Al igual que el alcalde, percibe que la gente de la cabecera vive con tranquilidad, pero están conscientes de los peligros que se presentan en la región. “Prohibido ir a Jiquilpan”, subraya, y abunda en que ese municipio, al que no se hace más de media hora en automóvil, es peligroso no solo para las personas involucradas en actividades delictivas, “sino para todos en general”.
En conversaciones con sus feligreses, ha escuchado que las rutas comerciales y de consumo cotidiano han sido cambiadas por amenazas y ataques directos sucedidos también en Sahuayo, otro de los puntos secuestrados por células del crimen organizado. “Se sabe de nombres, de situaciones específicas, por eso la gente anda con mucho cuidado”, señala el padre, quien además acude a ofrecer liturgias en comunidades como El Platanal, Nicolás Romero y El Salitre. En todas ellas, afirma, ha habido reportes de personas desaparecidas en los más recientes años, por lo que constantemente invita a los creyentes para que se conduzcan “por el camino de la prudencia, pero sin que tengan miedo, porque llegó un momento en que por el miedo ya no venían ni a la misa”.

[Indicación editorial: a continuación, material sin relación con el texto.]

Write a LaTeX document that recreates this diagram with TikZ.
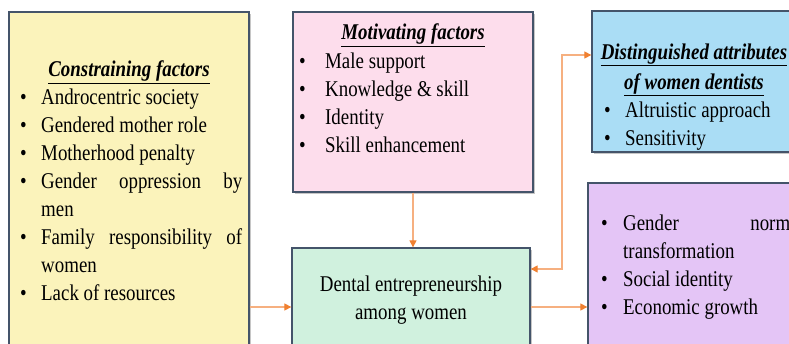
\documentclass[tikz,border=0pt]{standalone}
\usepackage{fontspec}
\setmainfont{Liberation Serif}[FakeStretch=0.84]
\usetikzlibrary{arrows.meta,shadows}

\definecolor{edge}{RGB}{68,84,106}
\definecolor{consfill}{RGB}{251,243,187}
\definecolor{motfill}{RGB}{253,221,236}
\definecolor{attrfill}{RGB}{170,221,245}
\definecolor{outfill}{RGB}{228,197,246}
\definecolor{entfill}{RGB}{208,241,222}
\definecolor{linkline}{RGB}{246,176,128}
\definecolor{linkhead}{RGB}{240,128,48}

\hyphenpenalty=10000
\tolerance=9999

% one bullet line, hanging under its own text
\newcommand{\point}[2][21pt]{\par\noindent\hangindent=#1\hangafter=1\makebox[#1][l]{\textbullet}\strut#2}
\newcommand{\heading}[1]{\underline{\textbf{\textit{#1}}}}
% spaces may stretch but never shrink
\newcommand{\widespaces}{\spaceskip=\fontdimen2\font plus \fontdimen2\font\relax}

\tikzset{
  factor/.style={draw=edge, line width=1.3pt, inner sep=0pt,
    drop shadow={shadow xshift=2pt,shadow yshift=-2pt,opacity=0.45}},
  items/.style={inner sep=0pt, anchor=north west, align=justify,
    font=\fontsize{22.5}{28}\selectfont\widespaces},
  title/.style={inner sep=0pt, align=center, font=\fontsize{22.5}{30}\selectfont},
  link/.style={draw=linkline, line width=1.2pt,
    -{Triangle[length=7pt,width=7pt,color=linkhead]}}
}

\begin{document}
\begin{tikzpicture}[x=1pt,y=-1pt]
  \useasboundingbox (0,0) rectangle (789,344);
  \clip (0,0) rectangle (789,344);

  % boxes
  \node[factor, fill=consfill, minimum width=240pt, minimum height=338pt] (cons) at (129,181) {};
  \node[factor, fill=motfill, minimum width=240pt, minimum height=180pt] (mot) at (413,102) {};
  \node[factor, fill=attrfill, minimum width=204pt, minimum height=141pt] (attr) at (694,81.5) {};
  \node[factor, fill=outfill, minimum width=222pt, minimum height=200pt] (out) at (699,283) {};
  \node[factor, fill=entfill, minimum width=238pt, minimum height=104pt, align=center,
    font=\fontsize{22.5}{28}\selectfont] (ent) at (411,300) {Dental entrepreneurship\\among women};

  % texts
  \node[title, anchor=base] (constitle) at (129,77) {\heading{Constraining factors}};
  \node[items, text width=222pt] (conslist) at (20,76.4) {%
    \point{Androcentric society}
    \point{Gendered mother role}
    \point{Motherhood penalty}
    \point{Gender oppression by men}
    \point{Family responsibility of women}
    \point{Lack of resources}};

  \node[title, anchor=base] (mottitle) at (413,40) {\heading{Motivating factors}};
  \node[items, text width=226pt] (motlist) at (299,40.4) {%
    \point[26pt]{Male support}
    \point[26pt]{Knowledge \& skill}
    \point[26pt]{Identity}
    \point[26pt]{Skill enhancement}};

  \node[title, anchor=north] (attrtitle) at (694,38) {\strut\heading{Distinguished attributes}\\\heading{of women dentists}};
  \node[items, text width=190pt] (attrlist) at (604,89.4) {%
    \point{Altruistic approach}
    \point{Sensitivity}};

  \node[items, text width=189pt] (outlist) at (601,202.4) {%
    \point[22pt]{Gender norm transformation}
    \point[22pt]{Social identity}
    \point[22pt]{Economic growth}};

  % connectors
  \coordinate (row) at (0,307);
  \coordinate (up) at (562,55);
  \coordinate (dn) at (562,269);
  \draw[link] (cons.east |- row) -- (ent.west |- row);
  \draw[link] (mot.south) -- (mot.south |- ent.north);
  \draw[link] (ent.east |- row) -- (out.west |- row);
  \draw[link, {Triangle[length=7pt,width=7pt,color=linkhead]}-{Triangle[length=7pt,width=7pt,color=linkhead]}]
    (ent.east |- dn) -- (dn) -- (up) -- (attr.west |- up);
\end{tikzpicture}
\end{document}
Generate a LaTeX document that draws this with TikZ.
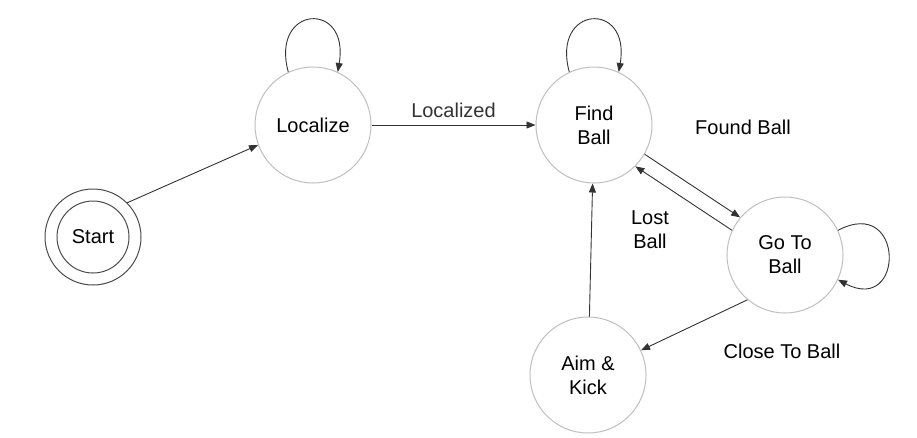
\documentclass[tikz,border=0pt]{standalone}
\usepackage{fontspec}
\setmainfont{Liberation Sans}
\usetikzlibrary{arrows.meta}
\begin{document}
\begin{tikzpicture}[x=1pt,y=-1pt,
  st/.style={circle,draw=black!25,line width=1pt,minimum size=116pt,inner sep=0pt,align=center,font=\fontsize{20}{24}\selectfont},
  ar/.style={-{Triangle[length=9pt,width=7pt]},line width=0.9pt,black!80},
  lb/.style={font=\fontsize{20}{24}\selectfont,align=center}]
\useasboundingbox[fill=white] (0,0) rectangle (917,437);
\node[st] (loc) at (313,125) {Localize};
\node[st] (find) at (594,125) {Find\\Ball};
\node[st] (go) at (785,255) {Go To\\Ball};
\node[st] (aim) at (588,375) {Aim \&\\Kick};
\node[circle,draw=black!70,line width=1pt,minimum size=96pt] (start) at (93,237) {};
\node[circle,draw=black!70,line width=1pt,minimum size=72pt,font=\fontsize{20}{24}\selectfont] at (93,237) {Start};
\draw[ar] (start.45) -- (loc.200);
\draw[ar] (loc) -- node[lb,above=4pt]{Localized} (find);
\draw[ar] (find.-30) -- (go.140);
\node[lb] (found) at (743,127) {Found Ball};
\draw[ar] (go.155) -- (find.-45);
\node[lb] (lost) at (650,230) {Lost\\Ball};
\draw[ar] (go.-130) -- (aim.25);
\node[lb] (close) at (782,351) {Close To Ball};
\draw[ar] (aim) -- (find);
\draw[ar] (loc.115) .. controls (270,5) and (350,0) .. (loc.65);
\draw[ar] (find.115) .. controls (551,5) and (631,0) .. (find.65);
\draw[ar] (go.25) .. controls (905,195) and (905,315) .. (go.-25);
\end{tikzpicture}
\end{document}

El sacerdote asegura que adolescentes del pueblo llegaron a ser cooptados como integrantes de grupos delictivos, pero luego de que algunos fueron abatidos a tiros, notó un cambio de actitud. “Los he escuchado que están alertas, aunque nunca falta el que cae en la tentación, porque tienen idealizados a estos personajes”, subraya en referencia a los narcotraficantes, de quienes no ha recibido amenazas directas.
En la conversación, aprovecha para dar recomendaciones: “Supervisen a las amistades de sus hijos, cuiden los horarios en los que tengan que salir, busquen trabajos honestos y vivan con esperanza, porque esto alguna vez tendrá que cambiar”.

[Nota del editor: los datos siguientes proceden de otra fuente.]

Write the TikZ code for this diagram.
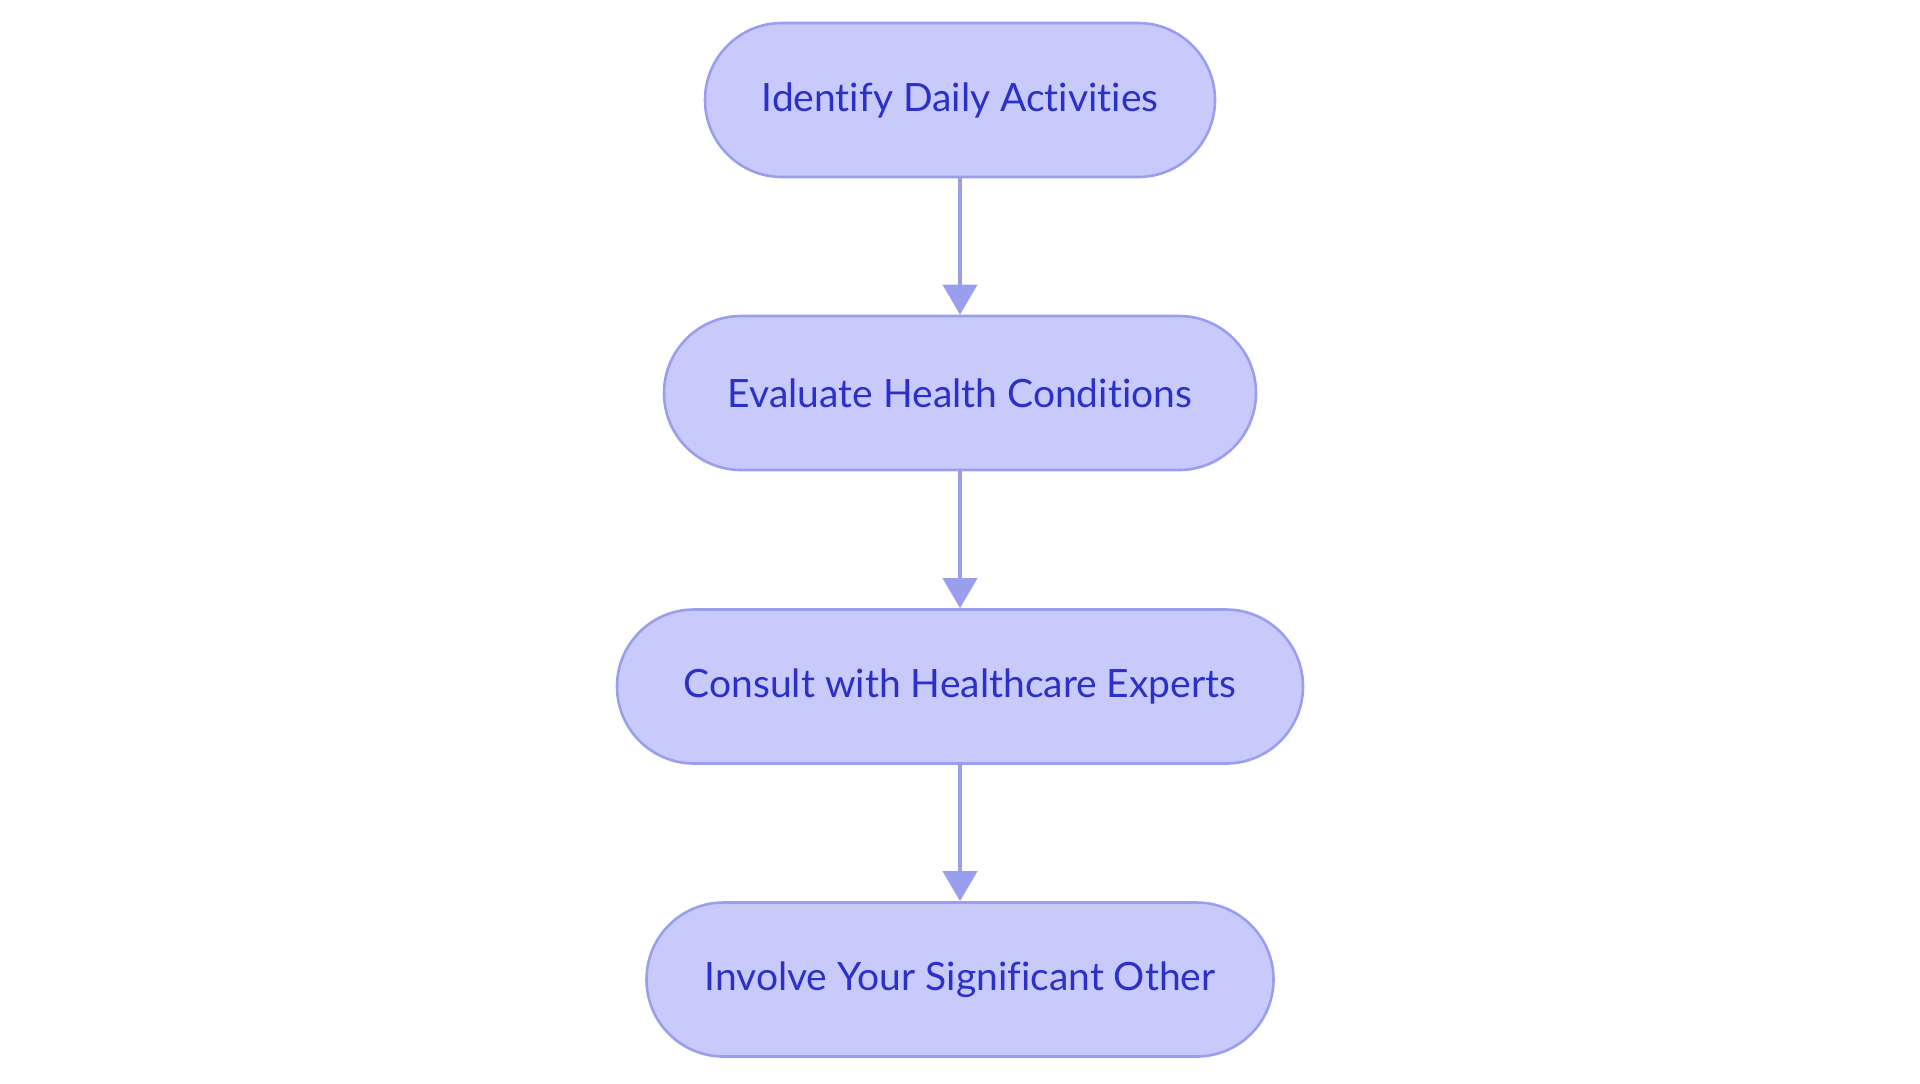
\documentclass[tikz,border=0pt]{standalone}
\usepackage{fontspec}
\setmainfont{Lato}[Ligatures={NoCommon,NoContextual}]
\usetikzlibrary{arrows.meta}
\definecolor{nodefill}{HTML}{C9CAFC}
\definecolor{nodeline}{HTML}{9A9EEE}
\definecolor{nodetext}{HTML}{2A30C8}
\begin{document}
\begin{tikzpicture}[x=0.5pt,y=-0.5pt,
  stepbox/.style={draw=nodeline,fill=nodefill,line width=1.3pt,rounded corners=38.5pt,
    minimum height=77pt,inner sep=0pt,text=nodetext,font=\fontsize{19.5}{23}\selectfont},
  flow/.style={draw=nodeline,line width=2pt,-{Triangle[width=17pt,length=15pt]}}]
\path[use as bounding box] (0,0) rectangle (1920,1083);
\node[stepbox,minimum width=255pt] (a) at (960,100) {Identify Daily Activities};
\node[stepbox,minimum width=296pt] (b) at (960,393) {Evaluate Health Conditions};
\node[stepbox,minimum width=343pt] (c) at (960,686.5) {Consult with Healthcare Experts};
\node[stepbox,minimum width=313.5pt] (d) at (960,979.5) {Involve Your Significant Other};
\draw[flow] (a) -- (b);
\draw[flow] (b) -- (c);
\draw[flow] (c) -- (d);
\end{tikzpicture}
\end{document}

Dedicados a la agricultura y el comercio al menudeo, los habitantes de Villamar no rebasan en promedio el sexto grado de primaria, solo uno de cada 10 tienen acceso a seguridad social y en el 20 por ciento de los hogares hay una computadora. Pero lo que todos comparten, dice el párroco Vázquez Rubio, “es el temor a que les pueda pasar algo, aunque no hayan hecho nada”.